* _SOURCE MATERIAL_
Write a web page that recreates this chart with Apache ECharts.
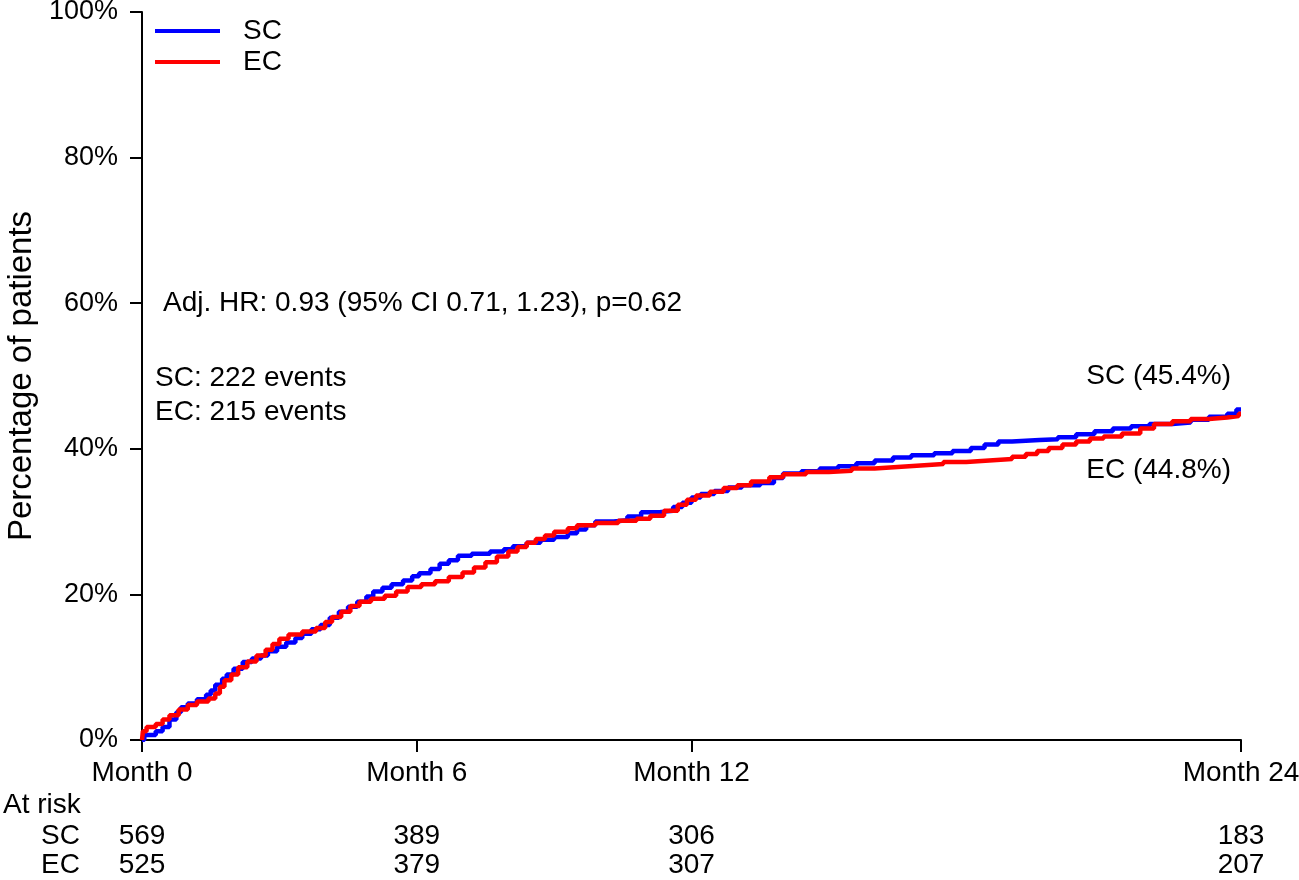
<!DOCTYPE html>
<html>
<head>
<meta charset="utf-8">
<title>Cumulative incidence SC vs EC</title>
<script src="https://cdn.jsdelivr.net/npm/echarts@6/dist/echarts.min.js"></script>
<style>
  html, body { margin: 0; padding: 0; background: #fff; }
  #chart { width: 1299px; height: 880px; }
</style>
</head>
<body>
<div id="chart"></div>
<script>
// step curves (month, % of patients)
const scMonths = [0, 0.05, 0.3, 0.45, 0.6, 0.75, 0.85, 1.0, 1.2, 1.4, 1.5, 1.6, 1.75, 1.85, 2.0, 2.2, 2.4, 2.6, 2.75, 2.95,
  3.15, 3.35, 3.5, 3.7, 3.9, 4.1, 4.3, 4.5, 4.7, 4.9, 5.05, 5.25, 5.45, 5.7, 5.9, 6.05, 6.3, 6.5, 6.7, 6.9,
  7.2, 7.6, 7.9, 8.1, 8.4, 8.7, 9.0, 9.3, 9.5, 9.7, 9.9, 10.3, 10.6, 10.9, 11.3, 11.6, 11.8, 12.0, 12.2, 12.5,
  12.8, 13.1, 13.5, 13.8, 14.0, 14.4, 14.8, 15.2, 15.6, 16.0, 16.4, 16.8, 17.3, 17.7, 18.1, 18.4, 18.7, 19.0, 19.6, 20.0,
  20.4, 20.8, 21.2, 21.6, 22.0, 22.5, 22.9, 23.3, 23.7, 23.9, 24.0];
const scValues = [0, 0.7, 1.2, 1.8, 2.8, 3.8, 4.5, 5.0, 5.6, 6.2, 6.8, 7.6, 8.4, 9.0, 9.8, 10.7, 11.2, 11.6, 12.2, 12.8,
  13.4, 14.0, 14.6, 15.2, 15.8, 16.8, 17.6, 18.3, 19.0, 19.7, 20.4, 20.9, 21.4, 21.9, 22.5, 22.9, 23.5, 24.2, 24.7, 25.3,
  25.6, 25.9, 26.2, 26.6, 27.1, 27.5, 27.9, 28.4, 28.9, 29.5, 30.0, 30.2, 30.7, 31.3, 31.5, 32.0, 32.6, 33.3, 33.8, 34.2,
  34.7, 35.0, 35.3, 36.0, 36.6, 36.9, 37.3, 37.6, 38.0, 38.4, 38.8, 39.1, 39.4, 39.7, 40.1, 40.6, 41.0, 41.2, 41.3, 41.6,
  42.0, 42.4, 42.8, 43.1, 43.4, 43.6, 44.0, 44.4, 44.8, 45.4, 45.4];

const ecMonths = [0, 0.02, 0.1, 0.3, 0.45, 0.6, 0.8, 1.0, 1.2, 1.45, 1.6, 1.7, 1.8, 1.95, 2.1, 2.3, 2.5, 2.7, 2.85, 3.0,
  3.2, 3.5, 3.8, 4.0, 4.15, 4.35, 4.55, 4.75, 5.0, 5.3, 5.55, 5.8, 6.1, 6.4, 6.7, 7.0, 7.25, 7.5, 7.75, 8.0,
  8.2, 8.4, 8.6, 8.8, 9.0, 9.3, 9.5, 9.9, 10.4, 10.8, 11.1, 11.4, 11.7, 11.9, 12.1, 12.4, 12.7, 13.0, 13.3, 13.7,
  14.0, 14.5, 15.0, 15.5, 16.0, 16.5, 17.0, 17.5, 18.0, 18.5, 19.0, 19.3, 19.55, 19.8, 20.1, 20.4, 20.7, 21.0, 21.4, 21.8,
  22.1, 22.5, 22.9, 23.3, 23.7, 23.95, 24.0];
const ecValues = [0, 1.2, 1.8, 2.2, 2.8, 3.4, 4.2, 4.8, 5.3, 5.7, 6.4, 7.3, 8.2, 9.0, 10.0, 10.8, 11.6, 12.4, 13.2, 13.9,
  14.5, 14.9, 15.4, 16.2, 16.9, 17.6, 18.4, 19.0, 19.4, 19.8, 20.4, 21.0, 21.4, 21.8, 22.4, 23.0, 23.7, 24.4, 25.2, 25.9,
  26.5, 27.1, 27.6, 28.1, 28.6, 29.1, 29.5, 29.8, 30.1, 30.4, 30.8, 31.5, 32.3, 33.0, 33.6, 34.1, 34.6, 35.0, 35.5, 36.1,
  36.5, 36.8, 37.0, 37.3, 37.5, 37.7, 37.9, 38.2, 38.4, 38.6, 38.9, 39.3, 39.7, 40.1, 40.6, 41.0, 41.4, 41.7, 42.1, 42.8,
  43.4, 43.8, 44.1, 44.3, 44.5, 44.8, 44.8];

// axis ticks and number at risk
const tickMonths = [0, 6, 12, 24];
const riskSC = [569, 389, 306, 183];
const riskEC = [525, 379, 307, 207];

const FONT = '"Liberation Sans", Arial, Helvetica, sans-serif';
const BLACK = '#000';
const FS = 28;

const zip = (xs, ys) => xs.map((x, i) => [x, ys[i]]);

const chart = echarts.init(document.getElementById('chart'));

// extra x axes used only to print the at-risk numbers under the ticks
function riskAxis(values, offset) {
  return {
    type: 'value', min: 0, max: 24, position: 'bottom', offset: offset,
    axisLine: { show: false }, axisTick: { show: false }, splitLine: { show: false },
    axisLabel: {
      customValues: tickMonths,
      margin: 0,
      fontSize: FS, fontFamily: FONT, color: BLACK,
      formatter: v => String(values[tickMonths.indexOf(v)])
    }
  };
}

function label(pos, text) {
  return Object.assign({ type: 'text', style: { text: text, font: FS + 'px ' + FONT, fill: BLACK } }, pos);
}

const option = {
  animation: false,
  backgroundColor: '#fff',
  grid: { left: 142, right: 58, top: 12, bottom: 140, containLabel: false, outerBoundsMode: 'none' },
  legend: {
    orient: 'vertical', left: 155, top: 17, itemGap: 3, padding: 0,
    itemWidth: 65, itemHeight: 4,
    textStyle: { fontSize: FS, fontFamily: FONT, color: BLACK, padding: [0, 0, 0, 18] },
    data: [{ name: 'SC', icon: 'rect' }, { name: 'EC', icon: 'rect' }]
  },
  xAxis: [
    {
      type: 'value', min: 0, max: 24, position: 'bottom',
      axisLine: { show: true, lineStyle: { color: BLACK, width: 2 } },
      axisTick: { show: true, customValues: tickMonths, length: 12, lineStyle: { color: BLACK, width: 2 } },
      axisLabel: {
        customValues: tickMonths, margin: 19,
        fontSize: FS, fontFamily: FONT, color: BLACK,
        formatter: 'Month {value}'
      },
      splitLine: { show: false }
    },
    riskAxis(riskSC, 82),
    riskAxis(riskEC, 111)
  ],
  yAxis: {
    type: 'value', min: 0, max: 100, interval: 20,
    name: 'Percentage of patients', nameLocation: 'middle', nameGap: 96,
    nameTextStyle: { fontSize: 33, fontFamily: FONT, color: BLACK },
    axisLine: { show: true, lineStyle: { color: BLACK, width: 2 } },
    axisTick: { show: true, length: 12, lineStyle: { color: BLACK, width: 2 } },
    axisLabel: { formatter: '{value}%', margin: 24, fontSize: 27, fontFamily: FONT, color: BLACK },
    splitLine: { show: false }
  },
  series: [
    {
      name: 'SC', type: 'line', step: 'end', showSymbol: false,
      lineStyle: { color: '#0000ff', width: 4.5 }, itemStyle: { color: '#0000ff' },
      data: zip(scMonths, scValues)
    },
    {
      name: 'EC', type: 'line', step: 'end', showSymbol: false,
      lineStyle: { color: '#ff0000', width: 4.5 }, itemStyle: { color: '#ff0000' },
      data: zip(ecMonths, ecValues)
    }
  ],
  graphic: [
    label({ left: 163, top: 289 }, 'Adj. HR: 0.93 (95% CI 0.71, 1.23), p=0.62'),
    label({ left: 155, top: 364 }, 'SC: 222 events'),
    label({ left: 155, top: 398 }, 'EC: 215 events'),
    label({ right: 68, top: 362 }, 'SC (45.4%)'),
    label({ right: 68, top: 456 }, 'EC (44.8%)'),
    label({ left: 3, top: 791 }, 'At risk'),
    label({ right: 1219, top: 822 }, 'SC'),
    label({ right: 1219, top: 851 }, 'EC')
  ]
};

chart.setOption(option);
</script>
</body>
</html>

* _GIVEN EXERCISE_
Extract, word for word, each line from the top of the data down to and including the line with "44.8, 45.4, 45.4];"; skip the pictures.

* _REPLY TO THE TASK_
Write a web page that recreates this chart with Apache ECharts.
<!DOCTYPE html>
<html>
<head>
<meta charset="utf-8">
<title>Cumulative incidence SC vs EC</title>
<script src="https://cdn.jsdelivr.net/npm/echarts@6/dist/echarts.min.js"></script>
<style>
  html, body { margin: 0; padding: 0; background: #fff; }
  #chart { width: 1299px; height: 880px; }
</style>
</head>
<body>
<div id="chart"></div>
<script>
// step curves (month, % of patients)
const scMonths = [0, 0.05, 0.3, 0.45, 0.6, 0.75, 0.85, 1.0, 1.2, 1.4, 1.5, 1.6, 1.75, 1.85, 2.0, 2.2, 2.4, 2.6, 2.75, 2.95,
  3.15, 3.35, 3.5, 3.7, 3.9, 4.1, 4.3, 4.5, 4.7, 4.9, 5.05, 5.25, 5.45, 5.7, 5.9, 6.05, 6.3, 6.5, 6.7, 6.9,
  7.2, 7.6, 7.9, 8.1, 8.4, 8.7, 9.0, 9.3, 9.5, 9.7, 9.9, 10.3, 10.6, 10.9, 11.3, 11.6, 11.8, 12.0, 12.2, 12.5,
  12.8, 13.1, 13.5, 13.8, 14.0, 14.4, 14.8, 15.2, 15.6, 16.0, 16.4, 16.8, 17.3, 17.7, 18.1, 18.4, 18.7, 19.0, 19.6, 20.0,
  20.4, 20.8, 21.2, 21.6, 22.0, 22.5, 22.9, 23.3, 23.7, 23.9, 24.0];
const scValues = [0, 0.7, 1.2, 1.8, 2.8, 3.8, 4.5, 5.0, 5.6, 6.2, 6.8, 7.6, 8.4, 9.0, 9.8, 10.7, 11.2, 11.6, 12.2, 12.8,
  13.4, 14.0, 14.6, 15.2, 15.8, 16.8, 17.6, 18.3, 19.0, 19.7, 20.4, 20.9, 21.4, 21.9, 22.5, 22.9, 23.5, 24.2, 24.7, 25.3,
  25.6, 25.9, 26.2, 26.6, 27.1, 27.5, 27.9, 28.4, 28.9, 29.5, 30.0, 30.2, 30.7, 31.3, 31.5, 32.0, 32.6, 33.3, 33.8, 34.2,
  34.7, 35.0, 35.3, 36.0, 36.6, 36.9, 37.3, 37.6, 38.0, 38.4, 38.8, 39.1, 39.4, 39.7, 40.1, 40.6, 41.0, 41.2, 41.3, 41.6,
  42.0, 42.4, 42.8, 43.1, 43.4, 43.6, 44.0, 44.4, 44.8, 45.4, 45.4];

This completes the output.